今年の7月下旬には、日本も本格的な交渉に入ることになっているTPP(環太平洋パートナーシップ協定)。
きのうからペルーで17回目の会合が始まっているのですが、あの国での反応はどうなのでしょう?
今日も2カ国をコネクト。
TPPへの関心は高いですか?
アメリカ、NY。中村英雄さん
「東海岸では関心は低いです」
国内でも温度差があるのですか
NYは大西洋に面しているため、TPPへの一般的関心は低いです。またNY州も含め、アメリカ東海岸には日本に農漁業産物を輸出できるような大規模農漁家はなく、切実な問題としてTPPをとらえる人がほとんどいないのが現実です。
また、ITや自動車、家電などの製造業も、人件費の安い南部に集中しているため、TPPの影響はあまりないでしょう。その意味で関心が低いです。
株式や商品市場はどうみているかといえば、マーケット全般としてはTPPは関税撤廃・自由貿易を奨励するわけだから、「歓迎姿勢」だそうです。この協定の影響で農業など効率性の悪い部門が改善されれば、それはアメリカの株式市場にも利をもたらすから「賛成」というわけです。
NAFTAにしろ、結局、大国アメリカが得するシステム。
TPPにしても、「アメリカ製品がまた売れるぞ」程度の認識でしょう。
日本との関係という意味ではNYの人々は、どうなのでしょうか?
「日本(安倍政権)はTPPと騒ぐ前にやるべきことがあるんじゃないの?」というのが大方の見方です。
やるべきこととは、構造改革、男女雇用の均等化など抜本的なことで、それにくらべたらTPPなど些末な事案。ハードルの低い事案だ、と彼らは口をそろえて言います。
NYにおいては、日本は金融以外の議題では関心のない国です。
TPPへの関心は高いですか?
ニュージーランド、クライストチャーチ。晝間尚子さん
「あまりニュースでも取り上げられません」
2005年、最初にTPPに調印したニュージーランドは酪農の国ですよね?
ニュージーランドは人口が少なく国内消費も限られているので、実際に乳製品の95%は輸出されています。またニュージーランドにとって日本は大きな乳製品の輸出先なので、関税撤廃されればより安く輸出できるため、ニュージーランドにとってはとても大きなことです。
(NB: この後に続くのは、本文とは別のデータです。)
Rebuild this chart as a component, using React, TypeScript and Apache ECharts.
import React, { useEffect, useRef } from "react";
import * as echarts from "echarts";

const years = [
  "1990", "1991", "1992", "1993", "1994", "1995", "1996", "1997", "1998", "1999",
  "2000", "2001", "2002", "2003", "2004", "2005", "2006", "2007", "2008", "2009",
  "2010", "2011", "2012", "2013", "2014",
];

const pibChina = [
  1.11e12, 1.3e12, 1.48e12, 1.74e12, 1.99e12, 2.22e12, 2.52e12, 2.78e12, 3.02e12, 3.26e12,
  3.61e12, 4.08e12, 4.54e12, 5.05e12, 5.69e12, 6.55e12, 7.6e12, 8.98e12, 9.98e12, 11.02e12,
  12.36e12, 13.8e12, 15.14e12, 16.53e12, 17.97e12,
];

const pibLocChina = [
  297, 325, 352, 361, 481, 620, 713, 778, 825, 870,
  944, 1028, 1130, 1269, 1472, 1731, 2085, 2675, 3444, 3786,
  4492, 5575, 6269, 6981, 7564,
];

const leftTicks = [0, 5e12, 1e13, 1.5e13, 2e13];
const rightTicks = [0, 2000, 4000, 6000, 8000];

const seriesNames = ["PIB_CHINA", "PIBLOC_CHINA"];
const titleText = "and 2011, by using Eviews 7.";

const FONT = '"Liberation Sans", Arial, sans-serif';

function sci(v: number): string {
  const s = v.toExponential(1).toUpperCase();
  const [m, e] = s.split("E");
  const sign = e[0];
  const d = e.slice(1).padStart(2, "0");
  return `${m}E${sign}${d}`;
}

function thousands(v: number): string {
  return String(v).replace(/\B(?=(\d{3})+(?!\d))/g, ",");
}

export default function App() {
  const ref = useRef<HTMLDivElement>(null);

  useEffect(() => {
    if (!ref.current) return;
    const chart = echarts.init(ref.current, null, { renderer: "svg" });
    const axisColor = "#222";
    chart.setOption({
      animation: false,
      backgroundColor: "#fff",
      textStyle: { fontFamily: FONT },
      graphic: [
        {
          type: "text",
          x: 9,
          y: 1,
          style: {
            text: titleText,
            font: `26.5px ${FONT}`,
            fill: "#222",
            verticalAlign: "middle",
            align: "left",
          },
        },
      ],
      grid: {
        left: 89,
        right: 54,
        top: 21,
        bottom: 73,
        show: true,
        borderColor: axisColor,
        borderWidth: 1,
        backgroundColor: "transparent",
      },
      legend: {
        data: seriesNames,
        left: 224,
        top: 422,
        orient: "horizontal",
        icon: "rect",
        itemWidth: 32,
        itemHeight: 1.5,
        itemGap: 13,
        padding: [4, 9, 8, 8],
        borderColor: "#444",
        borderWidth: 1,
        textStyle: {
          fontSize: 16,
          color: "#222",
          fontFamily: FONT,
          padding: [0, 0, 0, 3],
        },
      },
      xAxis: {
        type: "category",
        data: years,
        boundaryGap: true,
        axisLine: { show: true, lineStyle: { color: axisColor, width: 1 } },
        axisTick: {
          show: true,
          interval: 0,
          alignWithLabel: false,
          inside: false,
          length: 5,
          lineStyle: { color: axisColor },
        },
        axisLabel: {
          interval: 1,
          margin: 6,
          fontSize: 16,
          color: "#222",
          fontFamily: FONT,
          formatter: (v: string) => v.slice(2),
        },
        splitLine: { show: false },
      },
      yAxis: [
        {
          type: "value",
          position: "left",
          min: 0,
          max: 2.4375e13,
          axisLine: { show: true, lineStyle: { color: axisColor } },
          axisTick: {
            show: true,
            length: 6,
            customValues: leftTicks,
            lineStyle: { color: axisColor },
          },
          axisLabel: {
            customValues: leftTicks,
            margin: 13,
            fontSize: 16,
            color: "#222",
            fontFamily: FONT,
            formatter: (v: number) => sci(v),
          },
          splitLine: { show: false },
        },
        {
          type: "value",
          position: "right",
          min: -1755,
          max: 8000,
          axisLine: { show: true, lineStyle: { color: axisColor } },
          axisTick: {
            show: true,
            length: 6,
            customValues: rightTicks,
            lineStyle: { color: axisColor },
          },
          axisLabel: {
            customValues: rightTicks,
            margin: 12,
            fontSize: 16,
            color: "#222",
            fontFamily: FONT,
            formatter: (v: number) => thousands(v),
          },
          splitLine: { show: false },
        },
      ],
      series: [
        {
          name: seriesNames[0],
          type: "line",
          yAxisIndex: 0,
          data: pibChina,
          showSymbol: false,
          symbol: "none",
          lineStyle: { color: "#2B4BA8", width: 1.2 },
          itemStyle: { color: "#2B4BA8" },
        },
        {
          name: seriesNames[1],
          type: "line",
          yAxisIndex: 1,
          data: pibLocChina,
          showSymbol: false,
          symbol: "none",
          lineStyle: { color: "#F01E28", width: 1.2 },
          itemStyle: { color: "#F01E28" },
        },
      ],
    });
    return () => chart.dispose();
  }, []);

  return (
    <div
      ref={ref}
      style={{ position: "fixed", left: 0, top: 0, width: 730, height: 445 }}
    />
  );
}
以前はニュージーランドは羊製品の輸出が多かったのですが、近年は乳製品の方が価格が高くなってきているので、羊から酪農(牛)へシフトしている傾向が、普段生活していても感じられます。
それでもTPPへの関心はあまり高くないのでしょうか?
NZで生活していて感じるのはNZは自由で平等な国です。男女がより平等な権利を持っていたり、同性婚も最近認められました。
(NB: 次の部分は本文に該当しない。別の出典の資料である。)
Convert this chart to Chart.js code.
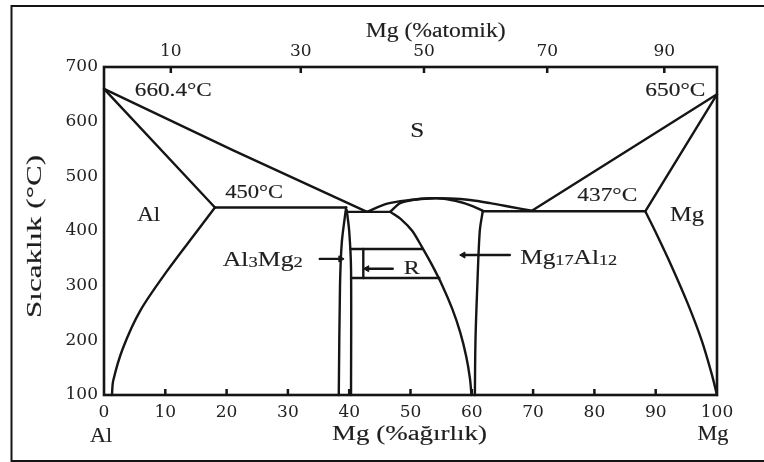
<!DOCTYPE html>
<html><head><meta charset="utf-8">
<script src="https://cdn.jsdelivr.net/npm/chart.js@4/dist/chart.umd.min.js"></script>
<style>html,body{margin:0;padding:0;background:#fff;}#wrap{width:764px;height:462px;}</style>
</head><body><div id="wrap"><canvas id="c" width="764" height="462"></canvas></div>
<script>
// ---- axis ticks ----
const bottomTicks = [0,10,20,30,40,50,60,70,80,90,100];
const topTickPos = [10.9,32.1,52.2,72.3,91.4];   // weight-% position of atomic-% ticks
const topTickLabels = ['10','30','50','70','90'];
const yTicks = [100,200,300,400,500,600,700];

// ---- phase boundaries (wt% Mg, °C) ----
const alLiquidus   = [[0,660],[21,548],[42.9,435]];
const alSolidus    = [[0,660],[18.1,443]];
const alSolvus     = [[18.1,443],[15.2,400],[10.3,327],[5.9,254],[3.1,186],[1.5,126],[1.3,100]];
const eutecticLeft = [[18.1,443],[39.5,443]];
const eutecticMid  = [[39.5,435],[46.7,435]];
const al3mg2Left   = [[38.3,100],[38.5,300],[38.8,380],[39.5,443]];
const al3mg2Right  = [[40.3,100],[40.3,330],[40.0,400],[39.6,438]];
const domeUpper    = [[42.9,435],[46.2,450],[49.9,456.7],[53.2,460],[56.5,459.5],[59.7,456.7],[63,451],[66.4,444],[69.8,437]];
const domeLower    = [[46.7,435],[48.3,451],[50.5,457],[53.2,459.5],[55.5,459],[58.1,453],[60,446],[61.8,437]];
const gammaLeft    = [[46.7,435],[48.6,420],[50.3,400],[51.9,370],[53.5,338],[55.2,300],[56.8,258],[58.1,215],[59.1,170],[59.7,130],[59.95,100]];
const gammaRight   = [[61.8,437],[61.3,400],[60.9,300],[60.6,200],[60.5,100]];
const eutecticRight= [[61.8,436],[88.3,436]];
const mgLiquidus   = [[69.8,437],[100,650]];
const mgSolidus    = [[88.3,436],[100,650]];
const mgSolvus     = [[88.3,436],[89.9,400],[92.5,338],[95.2,268],[97.5,200],[99.1,140],[100,100]];
const rTop         = [[40.3,367],[51.9,367]];
const rBottom      = [[40.3,314],[54.7,314]];
const rDivider     = [[42.3,367],[42.3,314]];
// arrows [from, to]
const arrowAl3Mg2  = [[35.2,349],[38.6,349]];
const arrowMg17    = [[66.2,356],[58.6,356]];
const arrowR       = [[47.1,331],[42.9,331]];

const straight = [alLiquidus, alSolidus, eutecticLeft, eutecticMid, eutecticRight, mgLiquidus, mgSolidus, rTop, rBottom, rDivider, arrowAl3Mg2, arrowMg17, arrowR];
const curved = [alSolvus, al3mg2Left, al3mg2Right, domeUpper, domeLower, gammaLeft, gammaRight, mgSolvus];

const INK = '#151515';
const toPts = a => a.map(p => ({x:p[0], y:p[1]}));
const datasets = [];
straight.forEach(a => datasets.push({data: toPts(a), showLine:true, borderColor:INK, borderWidth:2.4, pointRadius:0, tension:0, clip:false, borderCapStyle:'round', borderJoinStyle:'round'}));
curved.forEach(a => datasets.push({data: toPts(a), showLine:true, borderColor:INK, borderWidth:2.4, pointRadius:0, tension:0.3, clip:false, borderCapStyle:'round', borderJoinStyle:'round'}));
// arrow heads
[[arrowAl3Mg2,90],[arrowMg17,-90],[arrowR,-90]].forEach(([a,rot]) => datasets.push({
  data:[{x:a[1][0], y:a[1][1]}], showLine:false, pointStyle:'triangle', rotation:rot,
  pointRadius:3.5, backgroundColor:INK, borderColor:INK, borderWidth:1, clip:false}));

const SERIF = '"Liberation Serif", "Times New Roman", serif';
// text annotations: data coords, font size, target width
const labels = [
  {segs:[['660.4°C']], x:11.3, y:658, size:19, w:77},
  {segs:[['650°C']], x:93.2, y:658, size:19, w:60},
  {segs:[['S']], x:51.1, y:585, size:21, w:14},
  {segs:[['450°C']], x:24.5, y:472, size:19, w:58},
  {segs:[['Al']], x:7.3, y:430, size:20, w:23},
  {segs:[['437°C']], x:82.1, y:467, size:19, w:60},
  {segs:[['Mg']], x:95.1, y:431, size:20, w:34},
  {segs:[['Al'],['3',1],['Mg'],['2',1]], x:25.9, y:349, size:21, w:80},
  {segs:[['R']], x:50.2, y:333, size:19, w:16},
  {segs:[['Mg'],['17',1],['Al'],['12',1]], x:75.8, y:353, size:21, w:97}
];

function drawRich(ctx, segs, cx, cy, size, targetW, rot){
  const parts = segs.map(s => ({t:s[0], sub:!!s[1], sz: s[1] ? size*0.72 : size}));
  let natural = 0;
  parts.forEach(p => { ctx.font = p.sz + 'px ' + SERIF; p.w = ctx.measureText(p.t).width; natural += p.w; });
  const sx = targetW ? targetW / natural : 1;
  ctx.save();
  ctx.translate(cx, cy);
  if (rot) ctx.rotate(rot);
  ctx.scale(sx, 1);
  ctx.fillStyle = '#1e1e1e';
  ctx.strokeStyle = '#1e1e1e';
  ctx.lineWidth = 0.15;
  ctx.textBaseline = 'alphabetic';
  ctx.textAlign = 'left';
  let x = -natural/2;
  const base = size*0.34;
  parts.forEach(p => {
    ctx.font = p.sz + 'px ' + SERIF;
    const yy = base + (p.sub ? size*0.06 : 0);
    ctx.fillText(p.t, x, yy); ctx.strokeText(p.t, x, yy);
    x += p.w;
  });
  ctx.restore();
}

const decor = {
  id:'decor',
  afterDraw(chart){
    const ctx = chart.ctx, ca = chart.chartArea;
    const xs = chart.scales.x, ys = chart.scales.y;
    ctx.save();
    // outer frame (left, top, bottom edges; right edge lies outside the picture)
    ctx.strokeStyle = INK; ctx.lineWidth = 2;
    ctx.beginPath();
    ctx.moveTo(766, 6); ctx.lineTo(11.5, 6); ctx.lineTo(11.5, 461); ctx.lineTo(766, 461);
    ctx.stroke();
    // plot frame
    ctx.lineWidth = 2.6;
    ctx.strokeRect(ca.left, ca.top, ca.right-ca.left, ca.bottom-ca.top);
    // inward ticks
    ctx.lineWidth = 2.5;
    ctx.beginPath();
    bottomTicks.slice(1,-1).forEach(v => { const px = xs.getPixelForValue(v); ctx.moveTo(px, ca.bottom); ctx.lineTo(px, ca.bottom-6); });
    topTickPos.forEach(v => { const px = xs.getPixelForValue(v); ctx.moveTo(px, ca.top); ctx.lineTo(px, ca.top+6); });
    ctx.stroke();
    ctx.restore();
    labels.forEach(l => drawRich(ctx, l.segs, xs.getPixelForValue(l.x), ys.getPixelForValue(l.y), l.size, l.w, 0));
    // axis titles and end labels
    drawRich(ctx, [['Mg (%ağırlık)']], xs.getPixelForValue(50)-1, ca.bottom+38, 20, 155, 0);
    drawRich(ctx, [['Mg (%atomik)']], xs.getPixelForValue(54.1), ca.top-37, 20, 140, 0);
    drawRich(ctx, [['Al']], xs.getPixelForValue(0)-3, ca.bottom+40, 20, 22, 0);
    drawRich(ctx, [['Mg']], xs.getPixelForValue(100)-4, ca.bottom+38, 20, 31, 0);
    drawRich(ctx, [['Sıcaklık (°C)']], 34, ys.getPixelForValue(390), 20, 163, -Math.PI/2);
  }
};

const tickFont = {family:'"DejaVu Serif", serif', size:17};
new Chart(document.getElementById('c'), {
  type:'scatter',
  data:{datasets},
  options:{
    responsive:false, animation:false, events:[],
    layout:{padding:{left:0,right:47,top:0,bottom:0}},
    plugins:{legend:{display:false}, tooltip:{enabled:false}},
    scales:{
      x:{type:'linear', position:'bottom', min:0, max:100,
         afterBuildTicks:s=>{ s.ticks = bottomTicks.map(v=>({value:v})); },
         afterFit:s=>{ s.height = 67; },
         grid:{display:false, drawTicks:false}, border:{display:false},
         ticks:{font:tickFont, color:'#222', padding:7, maxRotation:0, autoSkip:false}},
      xTop:{type:'linear', position:'top', min:0, max:100,
         afterBuildTicks:s=>{ s.ticks = topTickPos.map(v=>({value:v})); },
         afterFit:s=>{ s.height = 67; },
         grid:{display:false, drawTicks:false}, border:{display:false},
         ticks:{font:tickFont, color:'#222', padding:5, maxRotation:0, autoSkip:false,
                callback:(v,i)=>topTickLabels[i]}},
      y:{type:'linear', position:'left', min:100, max:700,
         afterBuildTicks:s=>{ s.ticks = yTicks.map(v=>({value:v})); },
         afterFit:s=>{ s.width = 104; },
         grid:{display:false, drawTicks:false}, border:{display:false},
         ticks:{font:tickFont, color:'#222', padding:6}}
    }
  },
  plugins:[decor]
});
</script></body></html>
だから貿易も自由であるべきという考え方があるのかもしれません。
また日本は酪農農家を守ろうというのに対して、NZの酪農農家はとてもお金持ちです。
だから、そのお金持ちの人たちがより利益を増やすために乳製品の関税撤廃って言っても、一般市民の関心事ではないので、こちらのニュースなどでもあまり取り上げられていないんだと思います。